• [PROMPT]:
Work out the number of lines containing "this". Answer with nothing but that number.

• [RAW RECORDS]:

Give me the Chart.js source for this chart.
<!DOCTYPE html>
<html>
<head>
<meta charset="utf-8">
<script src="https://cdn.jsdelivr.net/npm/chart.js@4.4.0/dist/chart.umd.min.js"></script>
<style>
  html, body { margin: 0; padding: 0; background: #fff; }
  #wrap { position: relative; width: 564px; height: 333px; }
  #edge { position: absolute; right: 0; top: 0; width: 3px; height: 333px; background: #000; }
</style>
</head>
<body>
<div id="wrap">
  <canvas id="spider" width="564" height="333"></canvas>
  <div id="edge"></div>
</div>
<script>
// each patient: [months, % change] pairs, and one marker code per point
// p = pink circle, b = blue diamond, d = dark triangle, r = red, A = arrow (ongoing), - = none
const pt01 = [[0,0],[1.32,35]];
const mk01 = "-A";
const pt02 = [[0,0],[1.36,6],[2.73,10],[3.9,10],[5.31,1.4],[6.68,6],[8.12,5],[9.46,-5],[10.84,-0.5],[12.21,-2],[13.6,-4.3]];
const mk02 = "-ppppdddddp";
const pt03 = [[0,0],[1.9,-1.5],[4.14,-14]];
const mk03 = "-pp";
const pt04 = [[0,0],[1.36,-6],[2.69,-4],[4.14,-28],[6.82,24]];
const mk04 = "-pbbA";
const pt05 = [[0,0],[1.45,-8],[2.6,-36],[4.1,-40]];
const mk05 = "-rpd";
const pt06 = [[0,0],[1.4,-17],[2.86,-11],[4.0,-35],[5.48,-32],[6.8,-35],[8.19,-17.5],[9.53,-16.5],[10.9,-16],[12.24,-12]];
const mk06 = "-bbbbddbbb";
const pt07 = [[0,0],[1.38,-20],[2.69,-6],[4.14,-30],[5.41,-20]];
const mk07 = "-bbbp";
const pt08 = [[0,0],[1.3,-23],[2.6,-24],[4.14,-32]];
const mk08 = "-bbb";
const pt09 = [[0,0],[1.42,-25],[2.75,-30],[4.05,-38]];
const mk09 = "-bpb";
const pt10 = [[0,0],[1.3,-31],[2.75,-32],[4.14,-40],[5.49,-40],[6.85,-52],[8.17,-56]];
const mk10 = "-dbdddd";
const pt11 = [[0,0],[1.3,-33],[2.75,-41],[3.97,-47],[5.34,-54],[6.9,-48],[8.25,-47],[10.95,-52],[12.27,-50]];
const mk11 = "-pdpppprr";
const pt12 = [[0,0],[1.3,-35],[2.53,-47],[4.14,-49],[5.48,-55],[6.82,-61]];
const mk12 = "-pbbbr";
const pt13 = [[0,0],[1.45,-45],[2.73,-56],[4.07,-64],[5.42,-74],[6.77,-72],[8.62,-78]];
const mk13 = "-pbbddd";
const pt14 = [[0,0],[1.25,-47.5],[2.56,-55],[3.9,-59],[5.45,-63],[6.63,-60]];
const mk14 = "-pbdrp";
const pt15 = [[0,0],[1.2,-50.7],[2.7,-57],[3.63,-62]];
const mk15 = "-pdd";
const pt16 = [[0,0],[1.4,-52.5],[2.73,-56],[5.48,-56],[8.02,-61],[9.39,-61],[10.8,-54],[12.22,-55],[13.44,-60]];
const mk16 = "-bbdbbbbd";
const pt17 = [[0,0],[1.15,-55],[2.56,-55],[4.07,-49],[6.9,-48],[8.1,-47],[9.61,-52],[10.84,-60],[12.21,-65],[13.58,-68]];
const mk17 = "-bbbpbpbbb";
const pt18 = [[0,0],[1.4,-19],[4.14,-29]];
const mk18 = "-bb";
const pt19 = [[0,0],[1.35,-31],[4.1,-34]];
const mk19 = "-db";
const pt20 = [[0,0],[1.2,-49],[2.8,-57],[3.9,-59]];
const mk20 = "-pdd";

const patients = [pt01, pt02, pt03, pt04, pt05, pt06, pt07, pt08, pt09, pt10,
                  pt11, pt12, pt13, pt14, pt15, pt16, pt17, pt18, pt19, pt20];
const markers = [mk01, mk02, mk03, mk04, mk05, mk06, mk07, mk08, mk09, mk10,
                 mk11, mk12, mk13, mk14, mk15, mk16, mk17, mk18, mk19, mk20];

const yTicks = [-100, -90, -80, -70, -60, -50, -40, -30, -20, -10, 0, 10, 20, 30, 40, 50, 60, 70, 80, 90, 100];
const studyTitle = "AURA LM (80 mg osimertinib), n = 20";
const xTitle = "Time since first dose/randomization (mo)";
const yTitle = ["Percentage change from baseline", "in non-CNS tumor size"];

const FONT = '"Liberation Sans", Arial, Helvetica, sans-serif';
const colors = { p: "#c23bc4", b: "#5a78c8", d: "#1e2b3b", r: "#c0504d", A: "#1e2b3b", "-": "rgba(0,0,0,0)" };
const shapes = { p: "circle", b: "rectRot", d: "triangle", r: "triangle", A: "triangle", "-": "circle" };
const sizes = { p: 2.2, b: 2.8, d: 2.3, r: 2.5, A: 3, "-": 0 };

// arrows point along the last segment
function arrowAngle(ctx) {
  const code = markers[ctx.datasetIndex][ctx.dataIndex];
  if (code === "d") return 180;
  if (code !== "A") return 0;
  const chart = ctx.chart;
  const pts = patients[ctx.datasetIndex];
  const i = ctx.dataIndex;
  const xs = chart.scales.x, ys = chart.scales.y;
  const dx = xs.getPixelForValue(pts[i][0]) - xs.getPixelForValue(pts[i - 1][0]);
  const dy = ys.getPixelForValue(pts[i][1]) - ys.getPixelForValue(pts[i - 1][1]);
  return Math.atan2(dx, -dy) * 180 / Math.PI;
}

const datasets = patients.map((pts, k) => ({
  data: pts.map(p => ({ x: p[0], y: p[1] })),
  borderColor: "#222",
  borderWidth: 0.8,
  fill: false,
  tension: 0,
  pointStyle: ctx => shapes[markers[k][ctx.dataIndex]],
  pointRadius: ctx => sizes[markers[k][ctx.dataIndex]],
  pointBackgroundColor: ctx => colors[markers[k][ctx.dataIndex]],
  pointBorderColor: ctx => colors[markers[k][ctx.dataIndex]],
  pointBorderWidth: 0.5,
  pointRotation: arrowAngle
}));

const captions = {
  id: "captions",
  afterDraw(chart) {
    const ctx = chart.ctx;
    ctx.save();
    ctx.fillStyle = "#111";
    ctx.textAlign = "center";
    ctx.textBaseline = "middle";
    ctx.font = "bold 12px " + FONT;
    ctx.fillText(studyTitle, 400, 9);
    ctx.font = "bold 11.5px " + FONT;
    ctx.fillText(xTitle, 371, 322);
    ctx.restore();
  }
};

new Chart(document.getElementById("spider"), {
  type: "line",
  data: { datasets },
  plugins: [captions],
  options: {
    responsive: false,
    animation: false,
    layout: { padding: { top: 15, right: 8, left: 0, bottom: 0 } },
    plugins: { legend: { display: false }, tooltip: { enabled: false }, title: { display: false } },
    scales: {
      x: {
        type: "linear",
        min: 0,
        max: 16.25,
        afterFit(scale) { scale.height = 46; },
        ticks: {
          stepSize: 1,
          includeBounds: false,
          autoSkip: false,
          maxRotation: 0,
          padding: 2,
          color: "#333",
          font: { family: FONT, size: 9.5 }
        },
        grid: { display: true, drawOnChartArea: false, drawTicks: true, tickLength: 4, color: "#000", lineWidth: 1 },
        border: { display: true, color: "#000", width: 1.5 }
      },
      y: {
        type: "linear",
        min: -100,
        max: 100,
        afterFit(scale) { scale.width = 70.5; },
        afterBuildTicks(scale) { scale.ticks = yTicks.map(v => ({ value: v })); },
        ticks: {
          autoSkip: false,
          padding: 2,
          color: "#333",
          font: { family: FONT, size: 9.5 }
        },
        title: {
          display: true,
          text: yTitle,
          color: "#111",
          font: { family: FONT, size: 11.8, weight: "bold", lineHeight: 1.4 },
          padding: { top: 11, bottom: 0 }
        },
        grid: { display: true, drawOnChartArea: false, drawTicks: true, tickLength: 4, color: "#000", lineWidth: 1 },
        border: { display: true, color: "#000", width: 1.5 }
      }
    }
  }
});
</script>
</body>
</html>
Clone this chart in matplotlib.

• [ANSWER TO THE PROBLEM]:
2